# hangi kitab aldim?



## adventrue

I want to ask my friend "What sort of book did you buy?". Would this be "Ne kitab aldim?" or simply "Hangi kitab aldim?". Literally that would translate as "Which book did you buy?" which is close, but not the same in meaning.


----------



## vatrahos

adventrue said:


> kitap aldın



I would say "ne tür" or "ne biçim": "ne tür kitap aldın?" 

Alternatively, I think you can use "ne + 3rd person possessive": "ne kitab-ı-nı aldın?" 

You should wait for native speakers to clarify.


----------



## pinkandbliss

"What sort of book did you buy?=Ne tür bir kitap aldın?"

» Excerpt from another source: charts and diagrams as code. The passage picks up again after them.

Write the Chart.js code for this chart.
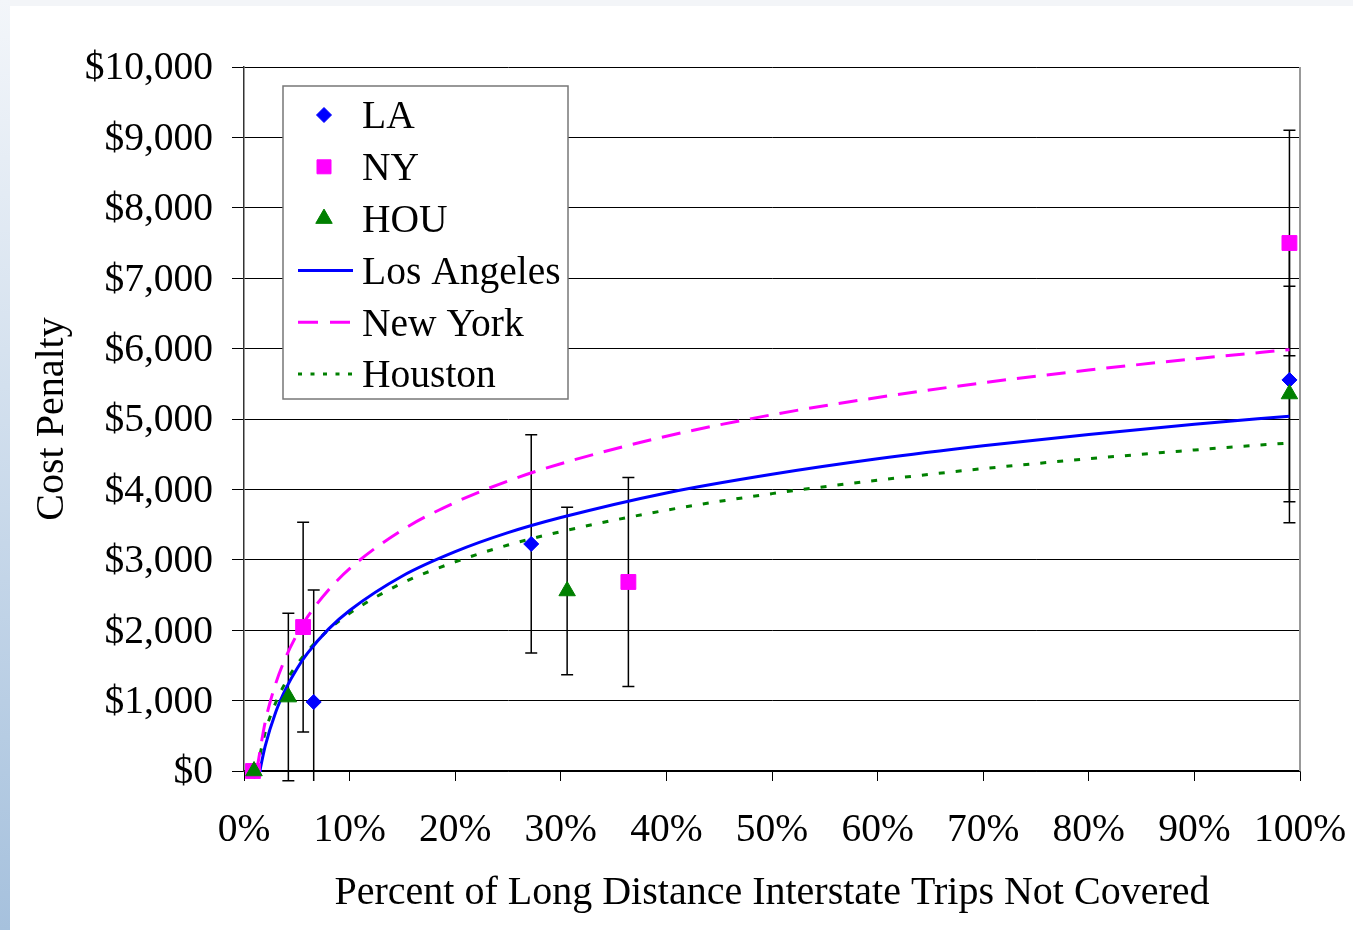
<!DOCTYPE html>
<html>
<head>
<meta charset="utf-8">
<script src="https://cdn.jsdelivr.net/npm/chart.js@4.4.0/dist/chart.umd.min.js"></script>
<style>
  html, body { margin: 0; padding: 0; background: #fff; }
</style>
</head>
<body>
<canvas id="chart1" width="1353" height="930"></canvas>
<script>
// observed points (x = % of trips not covered, y = cost penalty $)
const laX = [1.0, 6.6, 27.2, 99];
const laY = [0, 980, 3225, 5555];
const laErr = [0, 1590, 1550, 2030];

const nyX = [0.85, 5.6, 36.4, 99];
const nyY = [0, 2045, 2685, 7500];
const nyErr = [0, 1490, 1485, 1600];

const houX = [0.95, 4.2, 30.6, 99];
const houY = [0, 1050, 2557, 5355];
const houErr = [0, 1190, 1190, 1530];

// fitted curves
const laFitX = [1.5, 2, 3, 4, 5, 6, 8, 10, 15, 20, 25, 30, 40, 50, 60, 70, 80, 90, 99];
const laFitY = [0, 350, 835, 1180, 1450, 1670, 2015, 2280, 2770, 3115, 3385, 3600, 3950, 4215, 4435, 4620, 4780, 4925, 5040];

const nyFitX = [1.2, 2, 3, 4, 5, 6, 8, 10, 15, 20, 25, 30, 40, 50, 60, 70, 80, 90, 99];
const nyFitY = [0, 690, 1240, 1630, 1935, 2185, 2570, 2875, 3425, 3815, 4120, 4365, 4755, 5060, 5305, 5515, 5695, 5855, 5985];

const houFitX = [1.2, 2, 3, 4, 5, 6, 8, 10, 15, 20, 25, 30, 40, 50, 60, 70, 80, 90, 99];
const houFitY = [0, 545, 970, 1275, 1510, 1700, 2005, 2240, 2670, 2970, 3210, 3400, 3705, 3940, 4130, 4295, 4435, 4560, 4660];

const BLUE = '#0000ff', MAG = '#ff00ff', GREEN = '#008000';
const FAMILY = '"Liberation Serif", "Times New Roman", serif';
const TICK_FONT = { family: FAMILY, size: 39.5 };
const TITLE_FONT = { family: FAMILY, size: 40 };

function pts(xs, ys) {
  return xs.map((x, i) => ({ x: x, y: ys[i] }));
}

// page background: pale blue strip on the left edge
const bgPlugin = {
  id: 'bg',
  beforeDraw(chart) {
    const ctx = chart.ctx, w = chart.width, h = chart.height;
    ctx.save();
    ctx.fillStyle = '#f3f5f8';
    ctx.fillRect(0, 0, w, h);
    const g = ctx.createLinearGradient(0, 0, 0, h);
    g.addColorStop(0, '#f3f6fa');
    g.addColorStop(1, '#a6c1dd');
    ctx.fillStyle = g;
    ctx.fillRect(0, 0, 10, h);
    ctx.fillStyle = '#fff';
    ctx.fillRect(10, 6, w - 10, h - 6);
    ctx.restore();
  }
};

// error bars + right plot border
const errorBarPlugin = {
  id: 'errorBars',
  beforeDatasetsDraw(chart) {
    const ctx = chart.ctx, xs = chart.scales.x, ys = chart.scales.y, area = chart.chartArea;
    ctx.save();
    ctx.strokeStyle = '#999';
    ctx.lineWidth = 2;
    ctx.beginPath();
    ctx.moveTo(area.right, area.top);
    ctx.lineTo(area.right, area.bottom);
    ctx.stroke();

    ctx.strokeStyle = '#000';
    ctx.lineWidth = 1.5;
    chart.data.datasets.forEach(ds => {
      if (!ds.errorBars) return;
      ds.data.forEach((p, i) => {
        const e = ds.errorBars[i];
        if (!e) return;
        const px = xs.getPixelForValue(p.x);
        const top = ys.getPixelForValue(p.y + e);
        let bot = ys.getPixelForValue(p.y - e);
        let botCap = true;
        if (bot > area.bottom + 10) { bot = area.bottom + 10; botCap = false; }
        ctx.beginPath();
        ctx.moveTo(px, top); ctx.lineTo(px, bot);
        ctx.moveTo(px - 6, top); ctx.lineTo(px + 6, top);
        if (botCap) { ctx.moveTo(px - 6, bot); ctx.lineTo(px + 6, bot); }
        ctx.stroke();
      });
    });
    ctx.restore();
  }
};

function marker(ctx, style, x, y, color) {
  ctx.fillStyle = color;
  ctx.strokeStyle = color;
  ctx.lineWidth = 1;
  ctx.beginPath();
  if (style === 'rectRot') {
    const r = 7.5;
    ctx.moveTo(x - r, y); ctx.lineTo(x, y - r); ctx.lineTo(x + r, y); ctx.lineTo(x, y + r);
  } else if (style === 'rect') {
    const s = 7;
    ctx.rect(x - s, y - s, 2 * s, 2 * s);
  } else {
    const r = 9.5;
    ctx.moveTo(x, y - r);
    ctx.lineTo(x + r * 0.866, y + r * 0.5);
    ctx.lineTo(x - r * 0.866, y + r * 0.5);
  }
  ctx.closePath();
  ctx.fill();
  ctx.stroke();
}

const legendItems = [
  { text: 'LA', kind: 'point', style: 'rectRot', color: BLUE },
  { text: 'NY', kind: 'point', style: 'rect', color: MAG },
  { text: 'HOU', kind: 'point', style: 'triangle', color: GREEN },
  { text: 'Los Angeles', kind: 'line', dash: [], color: BLUE },
  { text: 'New York', kind: 'line', dash: [20, 12], color: MAG },
  { text: 'Houston', kind: 'line', dash: [4, 8.5], color: GREEN }
];

const legendPlugin = {
  id: 'boxLegend',
  afterDraw(chart) {
    const ctx = chart.ctx;
    const bx = 283, by = 86, bw = 285, bh = 313;
    ctx.save();
    ctx.fillStyle = '#fff';
    ctx.fillRect(bx, by, bw, bh);
    ctx.strokeStyle = '#777';
    ctx.lineWidth = 1.5;
    ctx.strokeRect(bx, by, bw, bh);
    ctx.font = TICK_FONT.size + 'px ' + FAMILY;
    ctx.textBaseline = 'middle';
    ctx.textAlign = 'left';
    legendItems.forEach((it, i) => {
      const y = 115 + i * 51.8;
      if (it.kind === 'point') {
        marker(ctx, it.style, 324, y, it.color);
      } else {
        ctx.strokeStyle = it.color;
        ctx.lineWidth = 3;
        ctx.setLineDash(it.dash);
        ctx.beginPath();
        ctx.moveTo(298, y); ctx.lineTo(353, y);
        ctx.stroke();
        ctx.setLineDash([]);
      }
      ctx.fillStyle = '#000';
      ctx.fillText(it.text, 362, y + 3);
    });
    ctx.restore();
  }
};

const config = {
  type: 'scatter',
  data: {
    datasets: [
      { label: 'HOU', data: pts(houX, houY), errorBars: houErr, pointStyle: 'triangle', pointRadius: 9.5,
        backgroundColor: GREEN, borderColor: GREEN, borderWidth: 1, clip: false },
      { label: 'NY', data: pts(nyX, nyY), errorBars: nyErr, pointStyle: 'rect', pointRadius: 10.5,
        backgroundColor: MAG, borderColor: MAG, borderWidth: 1, clip: false },
      { label: 'LA', data: pts(laX, laY), errorBars: laErr, pointStyle: 'rectRot', pointRadius: 7.5,
        backgroundColor: BLUE, borderColor: BLUE, borderWidth: 1, clip: false },
      { label: 'Los Angeles', data: pts(laFitX, laFitY), showLine: true, pointRadius: 0,
        borderColor: BLUE, borderWidth: 3, cubicInterpolationMode: 'monotone' },
      { label: 'New York', data: pts(nyFitX, nyFitY), showLine: true, pointRadius: 0,
        borderColor: MAG, borderWidth: 3, borderDash: [19, 11], cubicInterpolationMode: 'monotone' },
      { label: 'Houston', data: pts(houFitX, houFitY), showLine: true, pointRadius: 0,
        borderColor: GREEN, borderWidth: 3, borderDash: [6, 11], cubicInterpolationMode: 'monotone' }
    ]
  },
  options: {
    responsive: false,
    animation: false,
    layout: { padding: { top: 67, right: 53, left: 0, bottom: 0 } },
    plugins: {
      legend: { display: false },
      tooltip: { enabled: false }
    },
    scales: {
      x: {
        type: 'linear', min: 0, max: 100,
        afterFit(s) { s.height = 159; s.paddingRight = 0; s.paddingLeft = 0; },
        ticks: { stepSize: 10, autoSkip: false, maxRotation: 0, color: '#000', font: TICK_FONT, padding: 26,
          callback: v => v + '%' },
        grid: { drawOnChartArea: false, tickLength: 10, color: '#000' },
        border: { color: '#000', width: 1.5 },
        title: { display: true, text: 'Percent of Long Distance Interstate Trips Not Covered',
          color: '#000', font: TITLE_FONT, padding: { bottom: 13 } }
      },
      y: {
        min: 0, max: 10000,
        afterFit(s) { s.width = 244; s.paddingTop = 0; s.paddingBottom = 0; },
        ticks: { stepSize: 1000, color: '#000', font: TICK_FONT, padding: 19, labelOffset: 2,
          callback: v => '$' + v.toLocaleString('en-US') },
        grid: { color: '#000', lineWidth: 1, tickLength: 12 },
        border: { color: '#333', width: 1.5 },
        title: { display: true, text: 'Cost Penalty', color: '#000', font: TITLE_FONT, padding: { top: 28 } }
      }
    }
  },
  plugins: [bgPlugin, errorBarPlugin, legendPlugin]
};

var myChart = new Chart(
  document.getElementById('chart1'),
  config
);
</script>
</body>
</html>
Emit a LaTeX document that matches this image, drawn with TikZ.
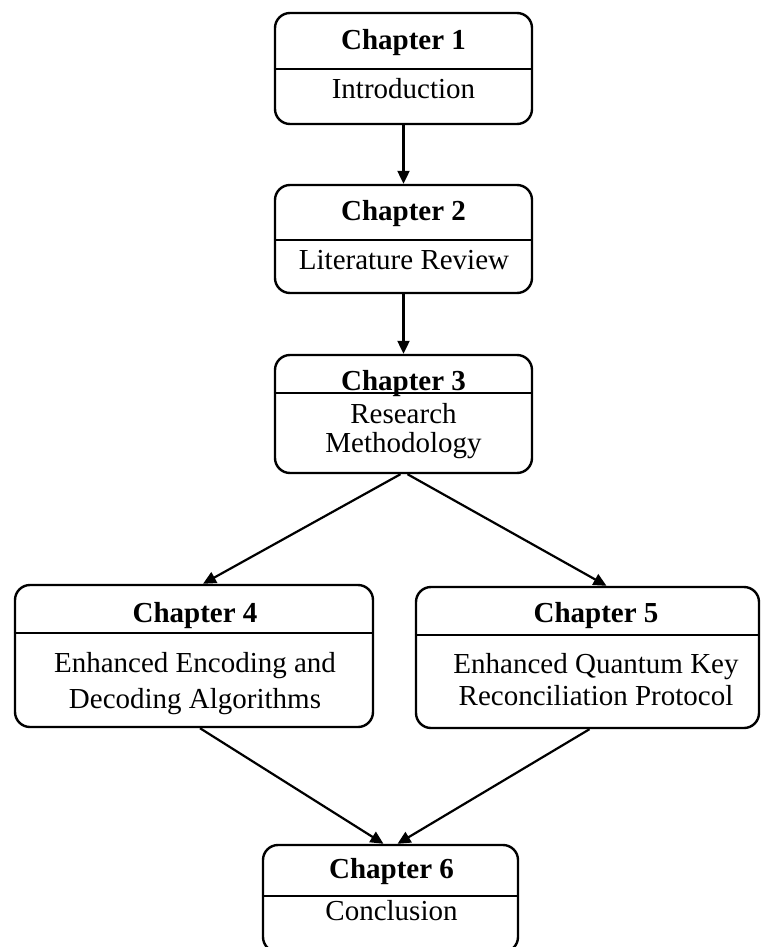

"Which book did you buy?=Hangi kitabı aldın?"

ok?


----------



## adventrue

Thank you!

 How exactly would you translate "Ne kitabını aldın?" ?


----------



## Rallino

*Ne kitabı aldın?*

It means "What book did you buy?" or "what sort of book did you buy?". Both really.


----------



## Rahmi

Ne Kitabı Aldın ...... What Book Got it 


Ne Kitabı Aldınız ....... What book did you

Ne Kitabı Aldılar ......... What were Al Book

Ne Kitabı Aldık ......... What book have Al

Ne Kitabı Aldım ........... What Book Got it

Installation is in Turkish probe


----------